> [Given request]:
Images are not part of the copy; transcribe all the data exactly.

○ ○ ○

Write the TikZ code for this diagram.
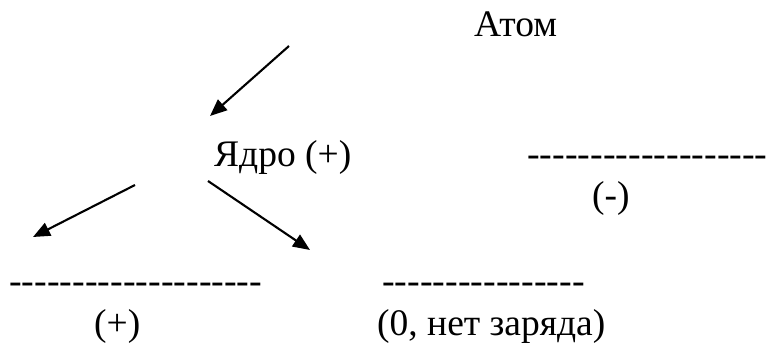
\documentclass[tikz,border=0pt]{standalone}
\usepackage{fontspec}
\setmainfont{Liberation Serif}
\newfontfamily\dashfont{Liberation Serif}[Ligatures=TeXOff]
\usetikzlibrary{arrows.meta}
\begin{document}
\begin{tikzpicture}[x=1pt,y=-1pt,
  lbl/.style={anchor=base west,inner sep=0pt,font=\fontsize{37.5}{40}\selectfont},
  dsh/.style={anchor=base west,inner sep=0pt,font=\dashfont\fontsize{38}{40}\selectfont},
  arr/.style={line width=2.1pt,-{Triangle[length=17pt,width=14pt]}}]
\useasboundingbox (0,0) rectangle (771,344);
\node[lbl] (atom) at (474,37) {Атом};
\node[lbl] (core) at (214,167) {Ядро (+)};
\node[dsh] (d3) at (527,167) {-------------------};
\node[lbl] (minus) at (592,208) {(-)};
\node[dsh] (d1) at (9,294) {--------------------};
\node[dsh] (d2) at (382,294) {----------------};
\node[lbl] (plus) at (94,336) {(+)};
\node[lbl] (zero) at (377,336) {(0, нет заряда)};
\coordinate (a1s) at (289,46);
\coordinate (a1e) at (210,116);
\coordinate (a2s) at (135,185);
\coordinate (a2e) at (33,237);
\coordinate (a3s) at (208,181);
\coordinate (a3e) at (310,250);
\draw[arr] (a1s) -- (a1e);
\draw[arr] (a2s) -- (a2e);
\draw[arr] (a3s) -- (a3e);
\end{tikzpicture}
\end{document}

○ ○ ○

> [Task solution]:
Write the TikZ code for this diagram.
\documentclass[tikz,border=0pt]{standalone}
\usepackage{fontspec}
\setmainfont{Liberation Serif}
\newfontfamily\dashfont{Liberation Serif}[Ligatures=TeXOff]
\usetikzlibrary{arrows.meta}
\begin{document}
\begin{tikzpicture}[x=1pt,y=-1pt,
  lbl/.style={anchor=base west,inner sep=0pt,font=\fontsize{37.5}{40}\selectfont},
  dsh/.style={anchor=base west,inner sep=0pt,font=\dashfont\fontsize{38}{40}\selectfont},
  arr/.style={line width=2.1pt,-{Triangle[length=17pt,width=14pt]}}]
\useasboundingbox (0,0) rectangle (771,344);
\node[lbl] (atom) at (474,37) {Атом};
\node[lbl] (core) at (214,167) {Ядро (+)};
\node[dsh] (d3) at (527,167) {-------------------};
\node[lbl] (minus) at (592,208) {(-)};
\node[dsh] (d1) at (9,294) {--------------------};
\node[dsh] (d2) at (382,294) {----------------};
\node[lbl] (plus) at (94,336) {(+)};
\node[lbl] (zero) at (377,336) {(0, нет заряда)};
\coordinate (a1s) at (289,46);
\coordinate (a1e) at (210,116);
\coordinate (a2s) at (135,185);
\coordinate (a2e) at (33,237);
\coordinate (a3s) at (208,181);
\coordinate (a3e) at (310,250);
\draw[arr] (a1s) -- (a1e);
\draw[arr] (a2s) -- (a2e);
\draw[arr] (a3s) -- (a3e);
\end{tikzpicture}
\end{document}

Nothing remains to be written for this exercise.